When Trump last campaigned in the state in January, the unemployment rate was 3.5%; now, 12% of workers are jobless.
Trump's standing in Wisconsin appears to be suffering from the extraordinary period of turmoil, and his visit is part of a concerted effort to shore up support in friendlier areas that can make or break his reelection chances. Besides the visit to Marinette, he'll participate in a town hall to be broadcast by Fox News Channel from an airport in Green Bay. The trip comes days after he dispatched Vice President Mike Pence to the conservative Milwaukee suburbs.
The two parts of Wisconsin targeted by Trump this week — suburban Milwaukee and the Green Bay media market in northeast Wisconsin — are areas where he needs to run up a big vote advantage in November.
Some polls have suggested Trump has ground to make up in Wisconsin, including a Marquette University Law School poll released Wednesday that showed Democrat Joe Biden with an 8 percentage point lead over Trump.
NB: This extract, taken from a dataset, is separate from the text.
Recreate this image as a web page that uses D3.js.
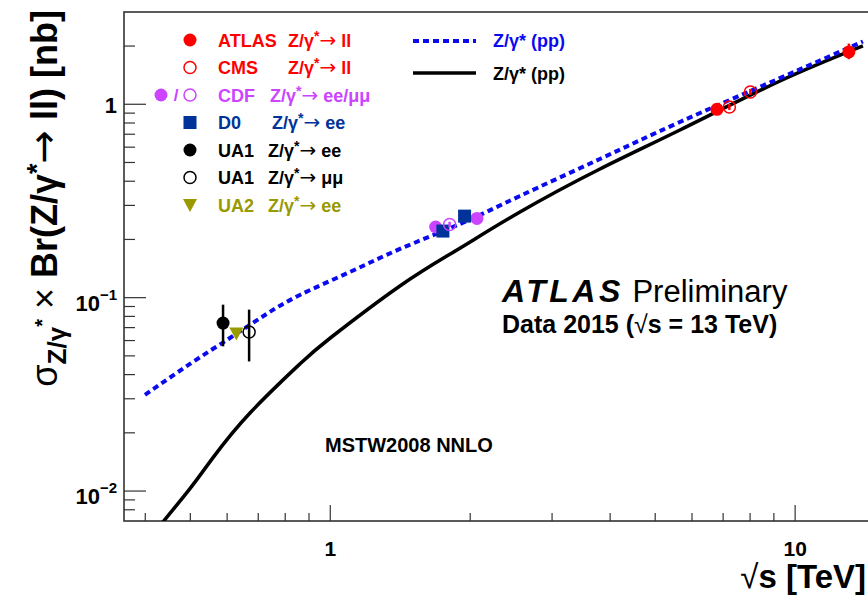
<!DOCTYPE html>
<html>
<head>
<meta charset="utf-8">
<script src="https://cdn.jsdelivr.net/npm/d3@7"></script>
<style>
  body { margin: 0; background: #fff; }
  svg text { font-family: "Liberation Sans", Arial, Helvetica, sans-serif; font-weight: bold; }
  .arrow { font-family: "DejaVu Sans", sans-serif; font-weight: normal; }
</style>
</head>
<body>
<svg id="chart" width="868" height="596"></svg>
<script>
// theory curves [sqrt(s) TeV, sigma nb]
const dashedCurve = [[0.3994,0.0314],[0.4991,0.04543],[0.6083,0.06186],[0.7238,0.08136],[0.8604,0.1033],[1.1025,0.1358],[1.412,0.1786],[1.901,0.2404],[2.559,0.3356],[3.803,0.5215],[5.652,0.81],[9.183,1.351],[13.99,2.112]];
const solidCurve = [[0.426,0.006293],[0.4387,0.007007],[0.4991,0.01029],[0.5595,0.01489],[0.6719,0.02534],[0.8604,0.04543],[1.0,0.06186],[1.412,0.1149],[1.873,0.1764],[2.559,0.2773],[3.803,0.4628],[5.652,0.7364],[9.183,1.304],[13.99,2.002]];

// measurements
const atlasData = [{x:6.79,y:0.942,lo:0.93,hi:0.955},{x:13.05,y:1.866,lo:1.71,hi:2.06}];
const cmsData = [{x:7.22,y:0.968,lo:0.935,hi:1.003},{x:8.01,y:1.158,lo:1.118,hi:1.20}];
const cdfFilled = [{x:1.685,y:0.232},{x:2.068,y:0.257}];
const cdfOpen = [{x:1.806,y:0.239,lo:0.231,hi:0.247}];
const d0Data = [{x:1.747,y:0.221},{x:1.945,y:0.264}];
const ua1ee = [{x:0.588,y:0.0739,lo:0.056,hi:0.092}];
const ua1mm = [{x:0.669,y:0.0664,lo:0.0468,hi:0.0867}];
const ua2ee = [{x:0.628,y:0.066}];

const legendNames = ["ATLAS","CMS","CDF","D0","UA1","UA1","UA2"];
const legendDecays = ["ll","ll","ee/\u03bc\u03bc","ee","ee","\u03bc\u03bc","ee"];
const curveLabels = ["Z/\u03b3* (pp)","Z/\u03b3* (pp)"];

const xMajor = [1, 10];
const yMajor = [0.01, 0.1, 1];
const yMajorLabels = [["10","\u22122"],["10","\u22121"],["1",""]];

const svg = d3.select("#chart");
const mLeft = 124, mTop = 12, mRight = 877, mBottom = 521;

const x = d3.scaleLog().domain([0.36, 15]).range([mLeft, mRight]);
const y = d3.scaleLog().domain([0.007, 3]).range([mBottom, mTop]);

svg.append("defs").append("clipPath").attr("id", "clip")
  .append("rect").attr("x", mLeft).attr("y", mTop)
  .attr("width", mRight - mLeft).attr("height", mBottom - mTop);

// ticks
const xt = x.ticks().filter(d => d > 0.36 && d < 15);
svg.selectAll("line.xtick").data(xt).enter().append("line")
  .attr("x1", d => x(d)).attr("x2", d => x(d))
  .attr("y1", mBottom)
  .attr("y2", d => xMajor.includes(d) ? mBottom - 16 : mBottom - 8)
  .attr("stroke", "#333").attr("stroke-width", 1.2);

const yt = y.ticks().filter(d => d > 0.0071 && d < 3);
svg.selectAll("line.ytick").data(yt).enter().append("line")
  .attr("y1", d => y(d)).attr("y2", d => y(d))
  .attr("x1", mLeft)
  .attr("x2", d => yMajor.some(m => Math.abs(m - d) < 1e-9) ? mLeft + 22 : mLeft + 11)
  .attr("stroke", "#333").attr("stroke-width", 1.2);

// frame
svg.append("rect").attr("x", mLeft).attr("y", mTop)
  .attr("width", mRight - mLeft).attr("height", mBottom - mTop)
  .attr("fill", "none").attr("stroke", "#333").attr("stroke-width", 1.6);

// tick labels
xMajor.forEach(v => {
  svg.append("text").attr("x", x(v)).attr("y", 556)
    .attr("text-anchor", "middle").attr("font-size", 21).text(v);
});
yMajor.forEach((v, i) => {
  const lab = yMajorLabels[i];
  const t = svg.append("text").attr("x", 117).attr("y", y(v) + (lab[1] ? 13 : 9))
    .attr("text-anchor", "end").attr("font-size", 22);
  t.append("tspan").text(lab[0]);
  if (lab[1]) t.append("tspan").attr("font-size", 15).attr("dy", -11).text(lab[1]);
});

// axis titles
const xTitle = svg.append("text").attr("x", 866).attr("y", 588)
  .attr("text-anchor", "end").attr("font-size", 33);
xTitle.append("tspan").attr("font-weight", "normal").text("\u221a");
xTitle.append("tspan").text("s [TeV]");

const yTitle = svg.append("text")
  .attr("transform", "translate(57,10) rotate(-90)")
  .attr("text-anchor", "end").attr("font-size", 36);
yTitle.append("tspan").attr("font-weight", "normal").text("\u03c3");
yTitle.append("tspan").attr("font-size", 26).attr("dy", 9).text("Z/\u03b3");
yTitle.append("tspan").attr("font-size", 20).attr("dy", -17).text("*");
yTitle.append("tspan").attr("dy", 8).attr("font-weight", "normal").text(" \u00d7 ");
yTitle.append("tspan").text("Br(Z/\u03b3");
yTitle.append("tspan").attr("font-size", 27).attr("dy", -11).text("*");
yTitle.append("tspan").attr("class", "arrow").attr("dy", 11).attr("font-size", 40).text("\u2192");
yTitle.append("tspan").text(" ll) [nb]");

// curves
const line = d3.line().x(d => x(d[0])).y(d => y(d[1])).curve(d3.curveNatural);
const plot = svg.append("g").attr("clip-path", "url(#clip)");
plot.append("path").datum(solidCurve).attr("d", line)
  .attr("fill", "none").attr("stroke", "#000").attr("stroke-width", 3.5);
plot.append("path").datum(dashedCurve).attr("d", line)
  .attr("fill", "none").attr("stroke", "#0a0af0").attr("stroke-width", 4)
  .attr("stroke-dasharray", "6,4");

// error bars
function errBars(data, color) {
  plot.selectAll(null).data(data.filter(d => d.lo)).enter().append("line")
    .attr("x1", d => x(d.x)).attr("x2", d => x(d.x))
    .attr("y1", d => y(d.lo)).attr("y2", d => y(d.hi))
    .attr("stroke", color).attr("stroke-width", 2.5);
}
function circles(data, color, filled) {
  plot.selectAll(null).data(data).enter().append("circle")
    .attr("cx", d => x(d.x)).attr("cy", d => y(d.y))
    .attr("r", filled ? 6.5 : 6)
    .attr("fill", filled ? color : "none")
    .attr("stroke", color).attr("stroke-width", filled ? 0 : 1.5);
}
const tri = "M-7,-5L7,-5L0,8Z";

errBars(ua1ee, "#000"); circles(ua1ee, "#000", true);
errBars(ua1mm, "#000"); circles(ua1mm, "#000", false);
plot.selectAll(null).data(ua2ee).enter().append("path")
  .attr("d", tri).attr("fill", "#999900")
  .attr("transform", d => `translate(${x(d.x)},${y(d.y)})`);

circles(cdfFilled, "#cc44ff", true);
plot.selectAll(null).data(d0Data).enter().append("rect")
  .attr("x", d => x(d.x) - 6.5).attr("y", d => y(d.y) - 6.5)
  .attr("width", 13).attr("height", 13).attr("fill", "#003399");
errBars(cdfOpen, "#cc44ff"); circles(cdfOpen, "#cc44ff", false);

errBars(cmsData, "#ff0000"); circles(cmsData, "#ff0000", false);
errBars(atlasData, "#ff0000"); circles(atlasData, "#ff0000", true);

// legend (markers)
const legColors = ["#ff0000","#ff0000","#cc44ff","#003399","#000","#000","#999900"];
const rowY = i => 40 + i * 27.5;
const lg = svg.append("g");
lg.append("circle").attr("cx", 190).attr("cy", rowY(0)).attr("r", 6.5).attr("fill", "#ff0000");
lg.append("circle").attr("cx", 190).attr("cy", rowY(1)).attr("r", 6).attr("fill", "none").attr("stroke", "#ff0000").attr("stroke-width", 1.5);
lg.append("circle").attr("cx", 161).attr("cy", rowY(2)).attr("r", 6.5).attr("fill", "#cc44ff");
lg.append("text").attr("x", 176).attr("y", rowY(2) + 6).attr("text-anchor", "middle")
  .attr("font-size", 17).attr("font-weight", "normal").attr("fill", "#cc44ff").text("/");
lg.append("circle").attr("cx", 190).attr("cy", rowY(2)).attr("r", 6).attr("fill", "none").attr("stroke", "#cc44ff").attr("stroke-width", 1.5);
lg.append("rect").attr("x", 183.5).attr("y", rowY(3) - 6.5).attr("width", 13).attr("height", 13).attr("fill", "#003399");
lg.append("circle").attr("cx", 190).attr("cy", rowY(4)).attr("r", 6.5).attr("fill", "#000");
lg.append("circle").attr("cx", 190).attr("cy", rowY(5)).attr("r", 6).attr("fill", "none").attr("stroke", "#000").attr("stroke-width", 1.5);
lg.append("path").attr("d", tri).attr("fill", "#999900").attr("transform", `translate(190,${rowY(6) - 1})`);

// legend (text)
const decayX = [288, 288, 270, 272, 268, 268, 268];
legendNames.forEach((name, i) => {
  lg.append("text").attr("x", 218).attr("y", rowY(i) + 6.5)
    .attr("font-size", 18).attr("fill", legColors[i]).text(name);
  const t = lg.append("text").attr("x", decayX[i]).attr("y", rowY(i) + 6.5)
    .attr("font-size", 18).attr("fill", legColors[i]);
  t.append("tspan").text("Z/\u03b3");
  t.append("tspan").attr("font-size", 14).attr("dy", -6).text("*");
  t.append("tspan").attr("class", "arrow").attr("dy", 6).attr("font-size", 20).text("\u2192");
  t.append("tspan").text(" " + legendDecays[i]);
});

// curve legend
lg.append("line").attr("x1", 413).attr("x2", 476).attr("y1", 41).attr("y2", 41)
  .attr("stroke", "#0a0af0").attr("stroke-width", 4).attr("stroke-dasharray", "6,4");
lg.append("line").attr("x1", 413).attr("x2", 476).attr("y1", 73).attr("y2", 73)
  .attr("stroke", "#000").attr("stroke-width", 3.5);
lg.append("text").attr("x", 493).attr("y", 47).attr("font-size", 18).attr("fill", "#0a0af0").text(curveLabels[0]);
lg.append("text").attr("x", 493).attr("y", 80).attr("font-size", 18).attr("fill", "#000").text(curveLabels[1]);

// labels
const atl = svg.append("text").attr("x", 502).attr("y", 302).attr("font-size", 32);
atl.append("tspan").attr("font-style", "italic").attr("letter-spacing", 3.5).text("ATLAS");
atl.append("tspan").attr("font-weight", "normal").attr("font-size", 31).text(" Preliminary");
const dat = svg.append("text").attr("x", 502).attr("y", 333).attr("font-size", 25);
dat.append("tspan").text("Data 2015 (");
dat.append("tspan").attr("font-weight", "normal").text("\u221a");
dat.append("tspan").text("s = 13 TeV)");
svg.append("text").attr("x", 325).attr("y", 452).attr("font-size", 20).text("MSTW2008 NNLO");
</script>
</body>
</html>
Trump trailed Democrat Hillary Clinton in nearly every poll conducted in Wisconsin in 2016 — often by similar margins — before he went on to eke out a victory in the state by fewer than 23,000 votes.
Marinette County helped deliver that win. Trump carried the county, which sits about 170 miles (275 kilometers) north of Milwaukee along the shores of Lake Michigan's Green Bay, with 65% of the vote.
Unlike Trump's rally in Oklahoma last weekend and his visit to a Phoenix megachurch Tuesday, his tour of the Fincantieri Marinette Marine shipyard is not open to the public. He will speak to 500 to 600 people inside the shipyard, all of whom will be required to wear masks, the shipbuilder's spokesperson Eric Dent said in an email.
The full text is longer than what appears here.